You scenarios aren't really complex. I'll grant that what you planned to happen is what happened. Doing the back leaner that way you did it was good thinking... except for that whole shackle/skid steer thing. And that's what everybody else took exception to as well. There's good reason for it. Rope has limited capacity. Bend it sharply and then tension it and you've diminished that capacity very significantly. Anyone who's taken some time to learn about rope and it's application knows that. Add to that the fact that you don't know how much tension you're applying and you risk pushing it to failure. That's not disputed by anyone, it's common knowledge across all roped disciplines. So in that sense, you WERE lucky.
I understand that if you do something enough you develop a sense of whether you're pushing too far or not... but you can't put that in a how-to video and expect people to accept it as a formal method. It's a personal choice and a personal risk... not a generally accepted practice.
Tree guys do creative rigging all the time, at times it gets very complex but I think most agree that simple is much better and usually more productive. The current trend is to do less and less damage to the landscape and other plants, so watching a redbud or a dogwood get impact pruned immediately raises questions.
What your videos have depicted aren't unusual, lot's of us have pulled leaners back and let them fall sideways mid-pull to get them into a tight LZ... it's just tree work, it's intermediate to advanced but it's not cutting edge... it's not even new.
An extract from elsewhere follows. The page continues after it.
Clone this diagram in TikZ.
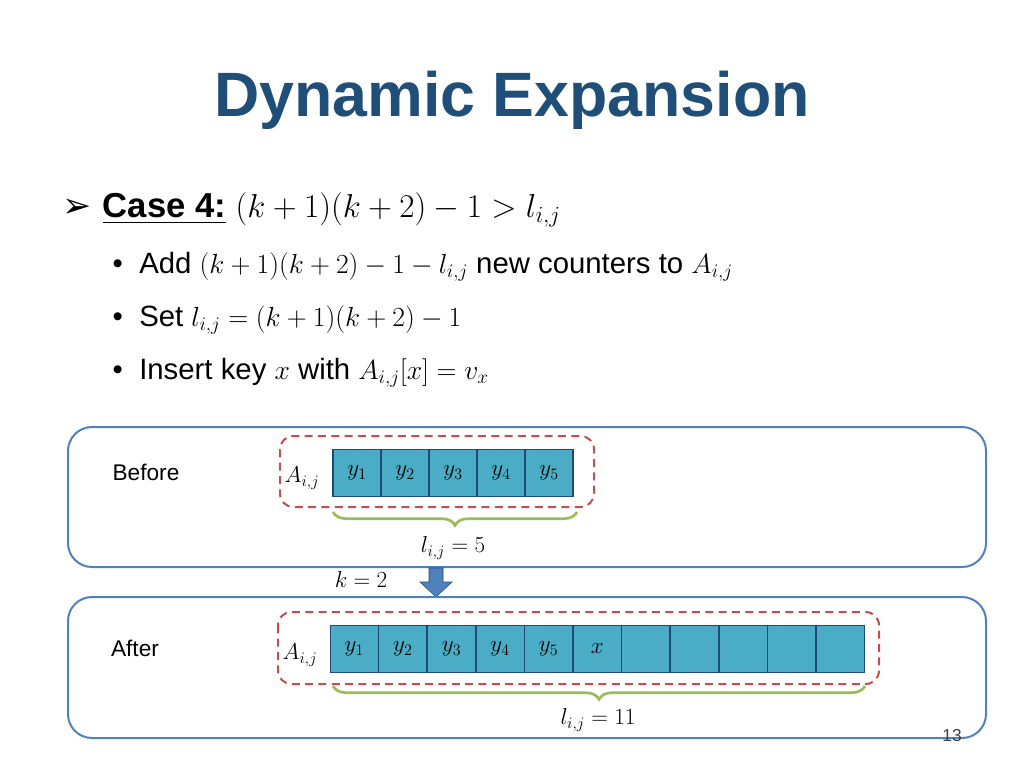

If you posted the videos as just videos of your work rather than instructional and accepted criticism calmly I think you would be received very differently. We don't want to have your methods shoved at us as though you're the tree god and we're just armchair tree hacks. We know what we're doing, you aren't the only one, we all put wood on the ground daily.
If you would simply accept that and recognize that you're one of us, not our superior, all this drama would just go away and I'd have to find another way to expend my energy... which i will gladly do.